Viral dsRNA Signaling Through TLRs and RLRs Review

October 2007

Viral infections induce a strong innate immune response characterized by the rapid production of type I interferons (IFN α/β) leading to the inhibition of virus replication.

This antiviral response is initiated through the recognition of viral products, such as double-stranded RNA (dsRNA), by two types of pathogen recognition receptors (PRRs): the Toll-like receptors (TLRs) and the RIG-I-like receptors (RLRs).
The TLR family consists of more than 10 members expressed on the cell surface membrane or endosomes. The RLRs is a family of cytoplasmic RNA helicases that includes RIG-I and MDA-5 [1].

Innate immune response to viral infection pathway

Double-stranded RNA, which is synthesized during the replication of many viruses, is recognized by TLR3 and RIG-I/MDA-5 in a cell-type- and pathogen-type-specific manner.
Studies of RIG-I- and MDA-5-deficient mice have revealed that conventional dendritic cells (DCs), macrophages and fibroblasts isolated from these mice have impaired IFN induction after RNA virus infection, while production of IFN is still observed in plasmacytoid DCs (pDCs) [2]. The TLR system is required for pDCs to induce the antiviral response but is dispensable for cDCs, macrophages and fibroblasts. For these cell types, RLRs are critical to sense viruses.

RLRs pathway

RIG-I and MDA-5 contain a DExD/H box RNA helicase and two caspase recruiting domain (CARD)-like domains. The helicase domain interacts with dsRNA, whereas the CARD domains are required to relay the signal. Despite the overall structural similarity between these two sensors, they detect distinct viral species.
RIG-I participates in the recognition of Paramyxoviruses (Newcastle disease virus (NDV), Sendai virus (SeV)), Rhabdoviruses (vesicular stomatitis virus (VSV)), Flaviviruses (hepatitis C (HCV)) and Orthomyxoviruses (Influenza), whereas MDA-5 is essential for the recognition of Picornaviruses (encephalomyocarditis virus (EMCV)) and poly(I:C), a synthetic analog of viral dsRNA[1].
Notably, RIG-I binds specifically to RNA containing 5’-triphosphate such as viral RNA and in vitro transcribed long dsRNA[3]. Mammalian RNA is either capped or contains base modifications suggesting that RIG-I is able to discriminate between self and non-self RNA.

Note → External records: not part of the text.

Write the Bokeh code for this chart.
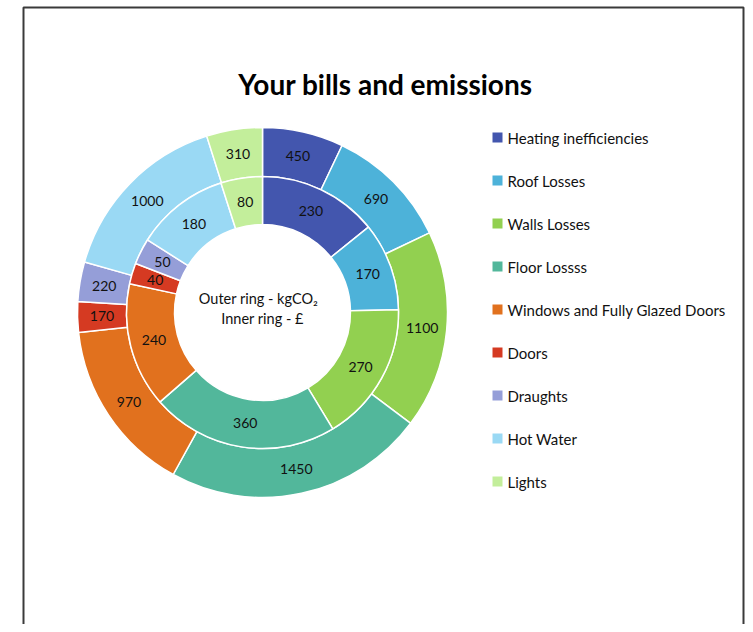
import math
from bokeh.plotting import figure
from bokeh.models import ColumnDataSource, Range1d
from bokeh.core.properties import value
from bokeh.embed import file_html
from bokeh.resources import INLINE

# ---- data ----
categories = ["Heating inefficiencies", "Roof Losses", "Walls Losses", "Floor Lossss",
              "Windows and Fully Glazed Doors", "Doors", "Draughts", "Hot Water", "Lights"]
outer_kgco2 = [450, 690, 1100, 1450, 970, 170, 220, 1000, 310]
inner_gbp = [230, 170, 270, 360, 240, 40, 50, 180, 80]
colors = ["#4356AE", "#4DB2D9", "#92D050", "#52B79B", "#E1711E",
          "#D53A22", "#959ED8", "#9AD9F4", "#C3EE9B"]
title_text = "Your bills and emissions"
center_lines = ["Outer ring - kgCO\u2082", "Inner ring - \u00a3"]

W, H = 745, 624
FONT = "Lato"

p = figure(width=W, height=H, output_backend="svg", toolbar_location=None,
           x_range=Range1d(0, W), y_range=Range1d(0, H), min_border=0)
p.axis.visible = False
p.grid.visible = False
p.outline_line_color = None
p.background_fill_color = "white"
p.border_fill_color = "white"

# screen pixel -> data helpers
def X(px):
    return px
def Y(py):
    return H - py

cx, cy = X(262), Y(312)

def ring(vals, r_in, r_out):
    total = float(sum(vals))
    starts, ends, lx, ly, labs = [], [], [], [], []
    cum = 0.0
    rm = (r_in + r_out) / 2
    for v in vals:
        a0 = 2 * math.pi * cum / total
        cum += v
        a1 = 2 * math.pi * cum / total
        starts.append(math.pi / 2 - a1)
        ends.append(math.pi / 2 - a0)
        am = (a0 + a1) / 2
        lx.append(cx + rm * math.sin(am))
        ly.append(cy + rm * math.cos(am))
        labs.append(str(v))
    return ColumnDataSource(dict(x=[cx] * len(vals), y=[cy] * len(vals),
                                 start=starts, end=ends, color=colors,
                                 lx=lx, ly=ly, lab=labs))

r_hole, r_mid, r_outer = 88, 136, 185
src_out = ring(outer_kgco2, r_mid, r_outer)
src_in = ring(inner_gbp, r_hole, r_mid)

for src, ri, ro in [(src_out, r_mid, r_outer), (src_in, r_hole, r_mid)]:
    p.annular_wedge(x="x", y="y", inner_radius=ri, outer_radius=ro,
                    start_angle="start", end_angle="end", source=src,
                    fill_color="color", line_color="white", line_width=1.5)
    p.text(x="lx", y="ly", text="lab", source=src, text_font=value(FONT),
           text_font_size="14px", text_align="center", text_baseline="middle",
           text_color="#111111")

# center text
p.text(x=[X(258), X(262)], y=[Y(298), Y(318)], text=center_lines,
       text_font=value(FONT), text_font_size="14.5px", text_align="center",
       text_baseline="middle", text_color="#111111")

# title
p.text(x=[X(385)], y=[Y(83)], text=[title_text], text_font=value(FONT),
       text_font_size="28px", text_font_style="bold", text_align="center",
       text_baseline="middle", text_color="#000000")

# legend
leg_y = [Y(137 + i * 43) for i in range(len(categories))]
leg = ColumnDataSource(dict(sx=[X(497)] * len(categories), tx=[X(507)] * len(categories),
                            y=leg_y, name=categories, color=colors))
p.rect(x="sx", y="y", width=10, height=10, source=leg, fill_color="color",
       line_color=None)
p.text(x="tx", y="y", text="name", source=leg, text_font=value(FONT),
       text_font_size="15px", text_align="left", text_baseline="middle",
       text_color="#111111")

# chart border (decoration)
p.line(x=[X(23), X(23), X(743), X(743)], y=[-5, Y(7), Y(7), -5],
       line_color="#3a3a3a", line_width=2)

open("out.html", "w").write(file_html(p, INLINE))
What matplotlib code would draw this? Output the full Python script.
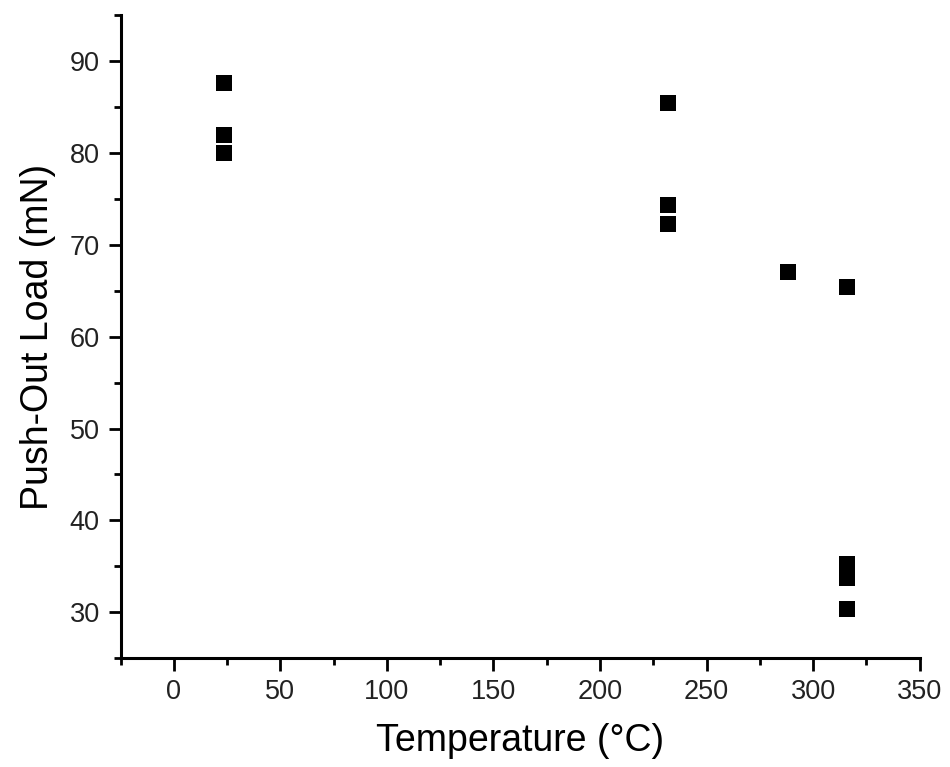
import numpy as np
import matplotlib.pyplot as plt
from matplotlib.ticker import MultipleLocator

# Данные
temperature = [23.5, 23.5, 23.5, 232, 232, 232, 288, 316, 316, 316, 316]
push_out_load = [87.6, 82.0, 80.0, 85.5, 74.3, 72.3, 67.1, 65.4, 35.3, 33.7, 30.3]

x_ticks = [0, 50, 100, 150, 200, 250, 300, 350]
y_ticks = [30, 40, 50, 60, 70, 80, 90]

plt.rcParams['font.family'] = ['Liberation Sans', 'DejaVu Sans']

fig = plt.figure(figsize=(9.5, 7.67), dpi=100)
ax = fig.add_axes([0.127, 0.142, 0.841, 0.838])

ax.plot(temperature, push_out_load, 's', color='black', markersize=12,
        markeredgewidth=0, linestyle='none')

ax.set_xlim(-25, 350)
ax.set_ylim(25, 95)
ax.set_xticks(x_ticks)
ax.set_yticks(y_ticks)
ax.xaxis.set_minor_locator(MultipleLocator(25))
ax.yaxis.set_minor_locator(MultipleLocator(5))

for side in ['top', 'right']:
    ax.spines[side].set_visible(False)
for side in ['left', 'bottom']:
    ax.spines[side].set_linewidth(2.2)

ax.tick_params(which='major', direction='out', length=9, width=2, labelsize=19.5,
               pad=6, labelcolor='#222222')
ax.tick_params(which='minor', direction='out', length=5, width=2)

ax.set_xlabel('Temperature (°C)', fontsize=27, labelpad=13)
ax.set_ylabel('Push-Out Load (mN)', fontsize=27, labelpad=10)

fig.savefig('out.png', dpi=100)
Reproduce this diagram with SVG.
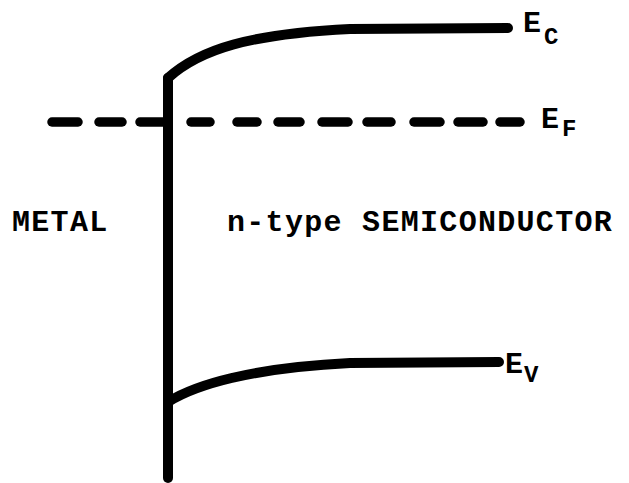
<svg xmlns="http://www.w3.org/2000/svg" width="629" height="483" viewBox="0 0 629 483">
  <style>
    .band { fill: none; stroke: #000; stroke-width: 10; stroke-linecap: round; stroke-linejoin: round; }
    .dash { stroke: #000; stroke-width: 9.5; stroke-linecap: round; }
    .lbl { font-family: "Liberation Mono", "Courier New", monospace; font-weight: bold; fill: #000; }
    .big { font-size: 30px; letter-spacing: 1.3px; }
    .sub { font-size: 24px; }
  </style>
  <rect width="629" height="483" fill="#fff"/>

  <!-- metal / semiconductor interface and band edges -->
  <g id="interface">
    <path class="band" d="M168,478 L168,78"/>
  </g>
  <g id="conduction-band">
    <path class="band" d="M168,78 C200,49 250,34 350,29 L508,28"/>
  </g>
  <g id="valence-band">
    <path class="band" d="M168,402 C195,385 250,368 350,363 L499,362"/>
  </g>
  <g id="fermi-level">
    <line class="dash" x1="52" y1="122" x2="78" y2="122"/>
    <line class="dash" x1="99" y1="122" x2="122" y2="122"/>
    <line class="dash" x1="140" y1="122" x2="164" y2="122"/>
    <line class="dash" x1="191" y1="122" x2="210" y2="122"/>
    <line class="dash" x1="237" y1="122" x2="257" y2="122"/>
    <line class="dash" x1="278" y1="122" x2="300" y2="122"/>
    <line class="dash" x1="322" y1="122" x2="348" y2="122"/>
    <line class="dash" x1="367" y1="122" x2="391" y2="122"/>
    <line class="dash" x1="414" y1="122" x2="440" y2="122"/>
    <line class="dash" x1="458" y1="122" x2="483" y2="122"/>
    <line class="dash" x1="500" y1="122" x2="520" y2="122"/>
  </g>

  <!-- level labels -->
  <g id="label-ec">
    <text class="lbl big" x="523" y="32">E</text>
    <text class="lbl sub" x="544" y="44">C</text>
  </g>
  <g id="label-ef">
    <text class="lbl big" x="541" y="128">E</text>
    <text class="lbl sub" x="562" y="136">F</text>
  </g>
  <g id="label-ev">
    <text class="lbl big" x="505" y="373">E</text>
    <text class="lbl sub" x="524" y="382">V</text>
  </g>

  <!-- region labels -->
  <g id="metal">
    <text class="lbl big" x="12" y="231">METAL</text>
  </g>
  <g id="semiconductor">
    <text class="lbl big" x="227" y="231">n-type SEMICONDUCTOR</text>
  </g>
</svg>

RIG-I/MDA-5 and TLR3 signaling pathways differ

Although they recognize dsRNA, RIG-I/MDA-5 and TLR3 differ in their downstream signaling pathways.
TLR3 recruits the adapter protein TRIF leading to the activation of several transcription factors including IRF3 and NF-κB [4]. IRF3 controls the expression of type I IFNs, while NF-κB regulates the production of inflammatory cytokines.
RIG-I and MDA-5 bind to the CARD containing adaptor protein IPS-1 (also known as MAVS, CARDIF or VISA), which activates IRF3 and IRF7 through TRAF3, NAP1 and TBK1/IKKε [5-7]. IPS-1 interacts also with FADD, a death domain-containing adapter involved in death receptor signaling, and RIP1 which induces the activation of the NF-κB pathway [5-8].

LGP2, a third RLR

A third RLR has been described: laboratory of genetics and physiology 2 (LGP2). LGP2 contains a RNA binding domain but since it lacks the CARD domains acts as a negative feedback regulator of RIG-I and MDA-5.
LGP2 appears to exert this activity at multiple levels by i) competitively sequestering dsRNA, ii) forming a protein complex with IPS-1, and/or iii) binding directly to RIG-I through a repressor domain [9-11].
LGP2 is not the only molecule involved in the negative control of dsRNA-induced IFN production. Various endogenous and viral inhibitors appear to target the RIG-I/MDA-5 pathway.

 

1. Kawai T. & Akira S., 2007. J Biochem. 141:137-145.
2. Kato H., Sato S. et al., 2005. Immunity 23:19-28.
3. Pichlmair A., Schulz O. et al., 2006. Science 314:997-1001.
4. Yamamoto M., Sato S. et al., 2003. Science. 301:640-643.
5. Kawai T., Takahashi K. et al., 2005. Nat Immunol. 6:981-988.
6. Saha SK., Pietras EM. et al., 2006. Embo J. 25:3257-3263.
7. Sasa M., Shingai M. et al., 2006. J Immunol. 177:8676-8683.
8. Takahashi K., Kawai T. et al., 2006. J Immunol. 176:4520-4524
9. Yoneyama M., Kikuchi M. et al., 2005. J Immunol. 175:2851-58
10. Komuro A. & Horvath CM. et al., 2006. J Virol. 80(24): 12332-12342
11. Saito T., Hirai R. et al., 2007. PNAS. 104(2):582-587.